TIN CAN PLANTERS
In my homeland of BC, Canada, recycling is a big deal. Here, in Orem, UT, it isn’t. I finally got tired of sending so much recyclable stuff to landfills. I found out that there is a Habitat for Humanity Recycling Center 2 minutes from my house (yay!) and I also found that I could make cute herb planters from my old tin cans.
This project is so easy, but it feels so great to recycle and grow your own herbs, especially when space (or a garden) is limited.
What you need:
- Tin Cans, empty, labels removed, and washed
- Acrylic paints
- A paint sealer
- Wooden skewers
- A hammer
- A nail or screwdriver bit
- Potting soil
- Seeds (or 4 inch plants)
Once your cans are clean and dry, hammer several holes in the bottom of you can for drainage with the nail or screwdriver bit. Paint them however you want. Apply a generous layer of sealer (or varnish) so that the can doesn’t rust. Use the cardboard and skewer to make a label for your planter. When the can is completely dry, fill with potting soil. Add some water. Plant the seeds following the instructions on the packages. Top with soil. Water so that it drips out the bottom. Put in a warm, sunny place and don’t forget to water them!

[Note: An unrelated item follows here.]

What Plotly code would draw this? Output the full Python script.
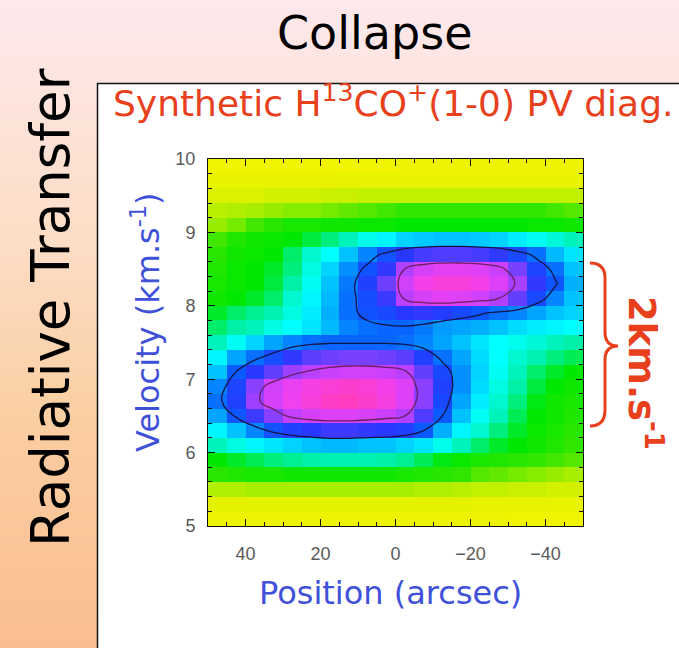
import plotly.graph_objects as go

# ---------------- data ----------------
positions = [47.5, 42.5, 37.5, 32.5, 27.5, 22.5, 17.5, 12.5, 7.5, 2.5,
             -2.5, -7.5, -12.5, -17.5, -22.5, -27.5, -32.5, -37.5, -42.5, -47.5]
velocities = [9.9, 9.7, 9.5, 9.3, 9.1, 8.9, 8.7, 8.5, 8.3, 8.1, 7.9, 7.7, 7.5,
              7.3, 7.1, 6.9, 6.7, 6.5, 6.3, 6.1, 5.9, 5.7, 5.5, 5.3, 5.1]
intensity = [
    [2, 2, 2, 2, 2, 2, 2, 2, 2, 2, 3, 3, 3, 3, 3, 3, 3, 3, 3, 3],
    [5, 5, 5, 5, 5, 5, 5, 6, 6, 6, 6, 6, 6, 6, 6, 6, 6, 6, 6, 6],
    [9, 9, 9, 10, 10, 10, 11, 11, 12, 12, 12, 12, 12, 12, 12, 12, 12, 12, 12, 12],
    [13, 14, 15, 16, 17, 17, 18, 19, 20, 21, 22, 22, 22, 22, 22, 22, 22, 22, 21, 20],
    [16, 18, 21, 23, 25, 25, 26, 26, 27, 27, 28, 28, 28, 28, 28, 28, 28, 27, 27, 26],
    [21, 24, 26, 27, 28, 31, 34, 38, 43, 46, 50, 51, 52, 52, 51, 50, 47, 44, 41, 38],
    [23, 26, 27, 28, 33, 40, 45, 52, 58, 64, 70, 73, 74, 74, 73, 71, 66, 60, 53, 48],
    [24, 27, 28, 30, 34, 42, 50, 57, 64, 71, 84, 89, 91, 91, 90, 87, 78, 67, 60, 52],
    [25, 27, 28, 31, 36, 44, 52, 59, 68, 77, 88, 94, 96, 96, 94, 90, 83, 71, 63, 54],
    [26, 28, 30, 33, 40, 46, 53, 60, 65, 72, 85, 89, 91, 90, 88, 84, 76, 66, 58, 52],
    [30, 33, 35, 37, 42, 47, 54, 60, 64, 66, 70, 71, 69, 66, 63, 60, 58, 55, 52, 50],
    [33, 36, 38, 42, 45, 48, 53, 58, 60, 61, 61, 59, 56, 55, 54, 52, 49, 47, 46, 45],
    [38, 44, 50, 55, 58, 60, 61, 61, 61, 61, 60, 58, 55, 52, 48, 45, 43, 41, 38, 36],
    [46, 55, 60, 65, 71, 75, 77, 78, 78, 77, 75, 68, 60, 55, 49, 45, 40, 37, 34, 32],
    [52, 62, 70, 76, 82, 85, 87, 88, 88, 87, 85, 76, 66, 57, 50, 44, 38, 33, 30, 28],
    [58, 67, 80, 88, 92, 95, 97, 98, 97, 94, 90, 80, 68, 57, 49, 42, 36, 31, 28, 26],
    [60, 68, 82, 89, 93, 96, 99, 100, 98, 95, 90, 80, 66, 55, 47, 40, 34, 29, 26, 25],
    [55, 63, 72, 80, 86, 89, 90, 90, 89, 87, 84, 74, 62, 52, 44, 38, 32, 28, 26, 24],
    [46, 52, 58, 64, 68, 70, 72, 72, 71, 70, 68, 62, 54, 46, 40, 34, 30, 27, 25, 23],
    [38, 42, 46, 48, 50, 52, 53, 53, 52, 52, 50, 48, 43, 38, 33, 30, 28, 26, 24, 22],
    [28, 30, 32, 34, 35, 36, 37, 37, 37, 36, 35, 32, 29, 27, 25, 24, 23, 22, 21, 20],
    [23, 24, 25, 25, 26, 26, 26, 26, 26, 26, 25, 24, 23, 22, 20, 19, 18, 17, 16, 15],
    [14, 14, 15, 15, 15, 15, 15, 15, 15, 15, 15, 14, 14, 13, 12, 12, 11, 11, 10, 10],
    [7, 7, 7, 7, 8, 8, 8, 8, 8, 8, 8, 7, 7, 7, 6, 6, 6, 6, 5, 5],
    [3, 3, 3, 3, 3, 3, 3, 3, 3, 3, 3, 3, 3, 3, 3, 3, 2, 2, 2, 2],
]
contour_levels = [62, 84]
x_ticks = [40, 20, 0, -20, -40]
y_ticks = [5, 6, 7, 8, 9, 10]

# ---------------- styling ----------------
W, H = 679, 648
L, R, T, B = 208, 583, 159, 526   # plot area in pixels


def px(xp):
    return (xp - L) / (R - L)


def py(yp):
    return (B - yp) / (B - T)


colorscale = [
    [0.00, '#f4f400'], [0.08, '#e2f200'], [0.15, '#a8ee00'], [0.22, '#30e600'],
    [0.28, '#00e800'], [0.36, '#00f0a8'], [0.45, '#00ffff'], [0.54, '#00b0ff'],
    [0.62, '#0a5aff'], [0.70, '#2838ff'], [0.78, '#7840ff'], [0.86, '#c440ff'],
    [0.93, '#f040f0'], [1.00, '#ff3cc0'],
]

fig = go.Figure()
fig.add_trace(go.Heatmap(
    x=positions, y=velocities, z=intensity, zmin=0, zmax=100,
    colorscale=colorscale, showscale=False, hoverinfo='skip'))
fig.add_trace(go.Contour(
    x=positions, y=velocities, z=intensity,
    contours=dict(coloring='lines', start=contour_levels[0], end=contour_levels[1],
                  size=contour_levels[1] - contour_levels[0]),
    zmin=contour_levels[0], zmax=contour_levels[1],
    colorscale=[[0, '#15154a'], [1, '#6a1f62']],
    line=dict(width=1.3, smoothing=1.3), showscale=False, hoverinfo='skip'))

# background gradient (pink -> peach) drawn as thin stripes
stops = [(0.0, (253, 232, 236)), (0.35, (252, 222, 200)),
         (0.65, (251, 206, 162)), (1.0, (249, 189, 146))]


def grad(t):
    for (t0, c0), (t1, c1) in zip(stops[:-1], stops[1:]):
        if t0 <= t <= t1:
            f = (t - t0) / (t1 - t0)
            return 'rgb(%d,%d,%d)' % tuple(round(a + (b - a) * f) for a, b in zip(c0, c1))
    return 'rgb(%d,%d,%d)' % stops[-1][1]


shapes = []
n = 81
for k in range(n):
    y0 = k * H / n
    y1 = (k + 1) * H / n + 0.6
    shapes.append(dict(type='rect', xref='paper', yref='paper', layer='below',
                       x0=px(-2), x1=px(W + 2), y0=py(y1), y1=py(y0),
                       fillcolor=grad((k + 0.5) / n), line=dict(width=0)))
# white panel with black frame
shapes.append(dict(type='rect', xref='paper', yref='paper', layer='below',
                   x0=px(97.5), x1=px(W + 10), y0=py(H + 10), y1=py(83.5),
                   fillcolor='white', line=dict(color='#111111', width=1.5)))
# curly brace
brace = ('M {a},{b} Q {c},{b} {c},{d} L {c},{e} Q {c},{f} {g},{f} '
         'Q {c},{f} {c},{h} L {c},{i} Q {c},{j} {a},{j}').format(
    a=px(590), c=px(605), g=px(618),
    b=py(263), d=py(278), e=py(332), f=py(346), h=py(360), i=py(410), j=py(426))
shapes.append(dict(type='path', xref='paper', yref='paper', path=brace,
                   line=dict(color='#e8401c', width=3)))

comic = 'DejaVu Sans'
annotations = [
    dict(text='Collapse', x=px(374), y=py(33), font=dict(family=comic, size=46, color='black')),
    dict(text='Radiative Transfer', x=px(50), y=py(308), textangle=-90,
         font=dict(family=comic, size=53, color='black')),
    dict(text='Synthetic H<sup>13</sup>CO<sup>+</sup>(1-0) PV diag.', x=px(111), y=py(101),
         xanchor='left', font=dict(family=comic, size=36, color='#e8401c')),
    dict(text='Velocity (km.s<sup>-1</sup>)', x=px(146), y=py(322), textangle=-90,
         font=dict(family=comic, size=32, color='#3f51d9')),
    dict(text='Position (arcsec)', x=px(390), y=py(593),
         font=dict(family=comic, size=32, color='#3f51d9')),
    dict(text='<b>2km.s<sup>-1</sup></b>', x=px(645), y=py(373), textangle=90,
         font=dict(family=comic, size=37, color='#e8401c')),
]
for a in annotations:
    a.update(xref='paper', yref='paper', showarrow=False)
    a.setdefault('xanchor', 'center')
    a.setdefault('yanchor', 'middle')

axis_common = dict(showline=True, linecolor='#111111', linewidth=1, mirror='allticks',
                   ticks='inside', ticklen=7, tickcolor='#111111', tickwidth=1,
                   showgrid=False, zeroline=False,
                   tickfont=dict(family='Liberation Sans', size=18, color='#5a5a5a'))

fig.update_layout(
    width=W, height=H, autosize=False,
    margin=dict(l=L, r=W - R, t=T, b=H - B, pad=0),
    paper_bgcolor='white', plot_bgcolor='white',
    shapes=shapes, annotations=annotations, showlegend=False,
    xaxis=dict(range=[50, -50], tickvals=x_ticks, ticklabelstandoff=11,
               minor=dict(ticks='inside', dtick=5, tick0=0, ticklen=4,
                          tickcolor='#111111'), **axis_common),
    yaxis=dict(range=[5, 10], tickvals=y_ticks, ticklabelstandoff=8,
               minor=dict(ticks='inside', dtick=0.2, tick0=5, ticklen=4,
                          tickcolor='#111111'), **axis_common),
)

fig.write_html('out.html')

I’ll post some more pictures once they grow!
AUTUMN PILLAR CANDLES
What is it about lighting a candle that makes “that place you happen to keep your stuff and sleep” into a cozy home? I don’t know. But I do know that when I lit these candles last night, I instantly felt better. They are so easy too!
- Pillar candles (I got these from thrift stores for fifty cents each)
- A candle heater (or a tin can with melted wax in it… or wax paper but I don’t think the paper works nearly as well.)
- Wax (aka a candle in a neutral colour)
- White glue
To preserve the leaves you collected, you can iron them between two pieces of wax paper (I tried this, but didn’t like it…) or you can dip them in melted wax to coat them. I just dipped them into the melted wax in my candle warmer and it worked like a charm. I dried them on a sheet of waxed paper. Once your leaves are safely preserved, glue them with normal white glue (Elmers) onto your candles. If the wax coating on the leaves cracks when you curve it around the candle, just blow it smooth with a blow dryer. That’s it.
For easy (and cheap) fall decorations, fill jars and vases up with whatever you want. I put brown penne in one with a small tea light candle on top. The middle vase is filled with pine cones, dried orange slices and cinnamon sticks. The right one is filled with dried strawberries (that ended up slightly burnt when I tried to dehydrate them in my oven). Fill your old jars with candy corn, acorns, small candles, or buttons in autumn colours. Anything will work. Make sure that if you use them as candle holders, the material won’t melt or catch fire. If you don’t have jars laying around, clean out your fridge. Last week, the small jar was full of artichoke hearts and the other one was half full of a gross curry sauce.